Traditionally, a company raising a C or D round was considered to be in trouble because most startups were acquired or went public before then. But the trend is changing as smaller rounds of funding are being raised now over a longer period as it’s become easier to raise smaller amounts.

Series E and So on

Most companies go public or get acquired by series C or D. In case a company still seeks a 5th round of funding which is Series E, it means the company isn’t ready for an IPO or it’s not found a buyer yet, in case it’s looking to sell.

Surprisingly a bunch of startups have not only raised Series E, but gone on to raise funds till as far as Series H. Technically this may be considered a disastrous, but due to the unfamiliar territory of startups going for an IPO, the trend is not being viewed that negatively as expected.

Bridge Funding

This is a pre-IPO stage, where finances are raised for the growth of expanding companies prior to an IPO. Ideally at this point, the company has several hundred employees and probably operating in more than one country.

To attract investors for this round, the company must demonstrate a track record in the industry with an established reputation and product, a history of profitability and a viable expansion plan for the business.

IPO (Initial Public Offering)

An IPO, or initial public offering, is when your company sells stock to the public for the first time. This can be debt or equity offered on a public stock exchange. In the US, it means filing with the SEC.

Holding an IPO can introduce you to thousands of new shareholders, but you must follow strict rules and regulations and give quarterly financial reports. Plus, it can be pretty expensive and you have no control over who invests in your company.


If you are thinking about raising money from investors to help grow your company, first decide how much do you need at this stage. Keep in mind that each round gives you a chance to change your term sheet, meaning that the terms set in your early investments don’t need to be the same later on.
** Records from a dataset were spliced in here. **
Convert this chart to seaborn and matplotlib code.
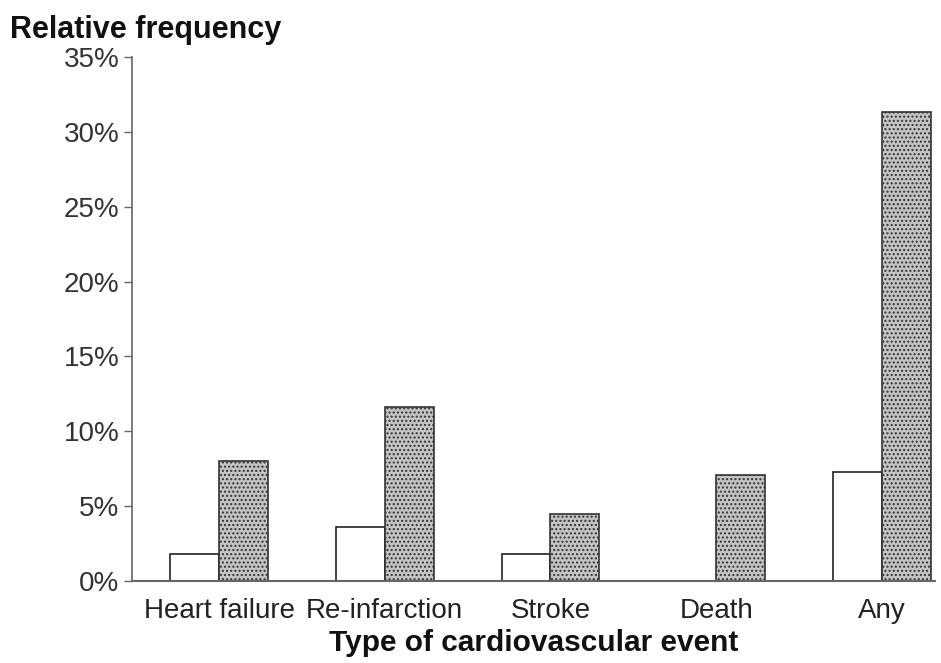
import matplotlib
matplotlib.use("Agg")
import matplotlib.pyplot as plt
import seaborn as sns
import pandas as pd

categories = ["Heart failure", "Re-infarction", "Stroke", "Death", "Any"]
series_names = ["Without", "With"]
values_without = [1.8, 3.6, 1.8, 0.0, 7.3]
values_with = [8.0, 11.6, 4.5, 7.1, 31.3]
y_ticks = [0, 5, 10, 15, 20, 25, 30, 35]

df = pd.DataFrame({
    "category": categories * 2,
    "group": [series_names[0]] * len(categories) + [series_names[1]] * len(categories),
    "value": values_without + values_with,
})

sns.set_style("white")
plt.rcParams["font.family"] = ["Liberation Sans", "DejaVu Sans"]
plt.rcParams["hatch.linewidth"] = 1.0

fig = plt.figure(figsize=(9.41, 6.63), dpi=100)
ax = fig.add_axes([0.1403, 0.1237, 0.8533, 0.7903])

sns.barplot(data=df, x="category", y="value", hue="group", order=categories,
            hue_order=series_names, palette=["white", "#c4c4c4"], width=0.59,
            gap=0, edgecolor="#222222", linewidth=1.2, legend=False, ax=ax,
            saturation=1)

for bar in ax.containers[1]:
    bar.set_hatch("....")
    bar.set_edgecolor("#333333")

ax.set_xlim(-0.525, 4.32)
ax.set_ylim(0, 35)
ax.set_yticks(y_ticks)
ax.set_yticklabels([f"{t}%" for t in y_ticks])
ax.tick_params(axis="y", direction="out", length=6, width=1, color="#666666",
               labelsize=20, labelcolor="#333333", pad=3, left=True)
ax.tick_params(axis="x", length=0, labelsize=20, labelcolor="#222222", pad=12)

for side in ["top", "right"]:
    ax.spines[side].set_visible(False)
ax.spines["left"].set_color("#666666")
ax.spines["bottom"].set_color("#666666")
ax.spines["left"].set_linewidth(1.2)
ax.spines["bottom"].set_linewidth(1.5)

ax.set_ylabel("")
ax.set_xlabel("Type of cardiovascular event", fontsize=21.5, fontweight="bold",
              color="#111111", labelpad=4)
fig.text(0.011, 0.955, "Relative frequency", fontsize=22, fontweight="bold",
         color="#111111", ha="left", va="center")

fig.savefig("out.png", dpi=100, facecolor="white")
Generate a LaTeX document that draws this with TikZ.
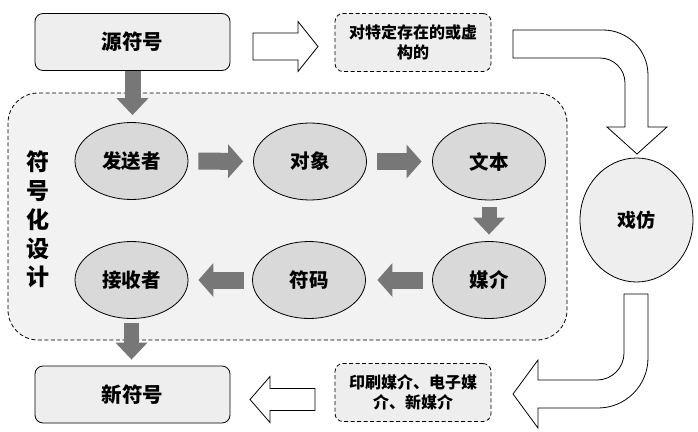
\documentclass[tikz,border=0pt]{standalone}
\usepackage{fontspec}
\setmainfont{Noto Sans CJK SC}
\usetikzlibrary{arrows.meta,shapes.geometric}
\definecolor{boxfill}{HTML}{EEEEEE}
\definecolor{regfill}{HTML}{F2F2F2}
\definecolor{ellfill}{HTML}{D9D9D9}
\definecolor{garrcol}{HTML}{777777}
\begin{document}
\begin{tikzpicture}[x=1pt,y=-1pt,
  line width=0.8pt,
  box/.style={draw, rounded corners=8pt, fill=boxfill, minimum width=195pt, minimum height=57pt, inner sep=0pt, font=\fontsize{20.5}{22}\selectfont\bfseries},
  dbox/.style={draw, dash pattern=on 4pt off 2.5pt, rounded corners=8pt, fill=boxfill, minimum width=156pt, minimum height=58pt, inner sep=0pt, align=center, font=\fontsize{16}{19.5}\selectfont\bfseries},
  region/.style={draw, dash pattern=on 4pt off 2.5pt, rounded corners=30pt, fill=regfill, minimum width=559pt, minimum height=247pt, inner sep=0pt},
  ell/.style={ellipse, draw, fill=ellfill, minimum width=113pt, minimum height=77pt, inner sep=0pt, font=\fontsize{19.5}{20}\selectfont\bfseries},
  garr/.style={draw=garrcol, line width=17pt, -{Triangle[length=15pt,width=33pt]}},
  garrv/.style={draw=garrcol, line width=16pt, -{Triangle[length=17pt,width=31pt]}},
  hollow/.style={draw, fill=white, line width=0.8pt, line join=miter}
]
\useasboundingbox (0,0) rectangle (698,431);
\fill[white] (0,0) rectangle (698,431);

% region
\node[region] (reg) at (287.5,216.5) {};
\node[align=center, font=\fontsize{23}{28.75}\selectfont\bfseries] (lab) at (38,219.5) {符\\号\\化\\设\\计};

% boxes
\node[box] (src) at (132.5,42) {源符号};
\node[box] (new) at (132.5,394.5) {新符号};
\node[dbox] (d1) at (413,42.5) {对特定存在的或虚\\构的};
\node[dbox] (d2) at (413,392.5) {印刷媒介、电子媒\\介、新媒介};

% ellipses
\node[ell] (e1) at (131.5,161) {发送者};
\node[ell] (e2) at (310,161.5) {对象};
\node[ell] (e3) at (489,161.5) {文本};
\node[ell] (e4) at (489,280) {媒介};
\node[ell] (e5) at (309,280) {符码};
\node[ell] (e6) at (131.5,280) {接收者};
\node[ellipse, draw, fill=boxfill, minimum width=113pt, minimum height=124pt, inner sep=0pt, font=\fontsize{19}{20}\selectfont\bfseries] (par) at (636.5,220) {戏仿};

% gray arrows
\draw[garrv, shorten >=7pt] (src.south) -- (src.south |- e1.north);
\draw[garr, shorten <=10pt, shorten >=10pt] (e1.east) -- (e2.west);
\draw[garr, shorten <=10.5pt, shorten >=10.5pt] (e2.east) -- (e3.west);
\draw[garrv, line width=15pt, shorten <=7pt, shorten >=6.5pt] (e3.south) -- (e4.north);
\draw[garr, shorten <=9.5pt, shorten >=11.5pt] (e4.west) -- (e5.east);
\draw[garr, shorten <=8.5pt, shorten >=10pt] (e5.west) -- (e6.east);
\draw[garrv, line width=15pt, shorten <=4.5pt, shorten >=6pt] (e6.south) -- (new.north -| e6.south);

% hollow arrows
\draw[hollow] (253,33) -- (298,33) -- (298,21.5) -- (318,46.5) -- (298,71.5) -- (298,60) -- (253,60) -- cycle;
\draw[hollow] (315,388.5) -- (270,388.5) -- (270,376.5) -- (250,399.5) -- (270,422.5) -- (270,410.5) -- (315,410.5) -- cycle;
\draw[hollow] (513,30) -- (603,30) .. controls (627.9,30) and (648,50.1) .. (648,75) -- (648,127) -- (667,127) -- (637,154) -- (607,127) -- (625,127) -- (625,83) .. controls (625,69.2) and (613.8,58) .. (600,58) -- (513,58) -- cycle;
\draw[hollow] (624,294) -- (648,294) -- (648,358) .. controls (648,385.6) and (625.6,408) .. (598,408) -- (538,408) -- (538,428) -- (513,394) -- (538,360) -- (538,380) -- (597,380) .. controls (611.9,380) and (624,367.9) .. (624,353) -- cycle;
\end{tikzpicture}
\end{document}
Starting with a small funding round now can give you a chance to prove yourself in the market in one specific way and help you get better terms for your next raise.

Also, if too many funding rounds have happened (say, a company announces that they are hosting a Series E funding round) it can appear like the company isn’t being run properly, but as mentioned before, it seems that more companies are staying private longer. Each funding round that you announce communicates a message to other people about where your company is, so you should always make these decisions strategically and wisely.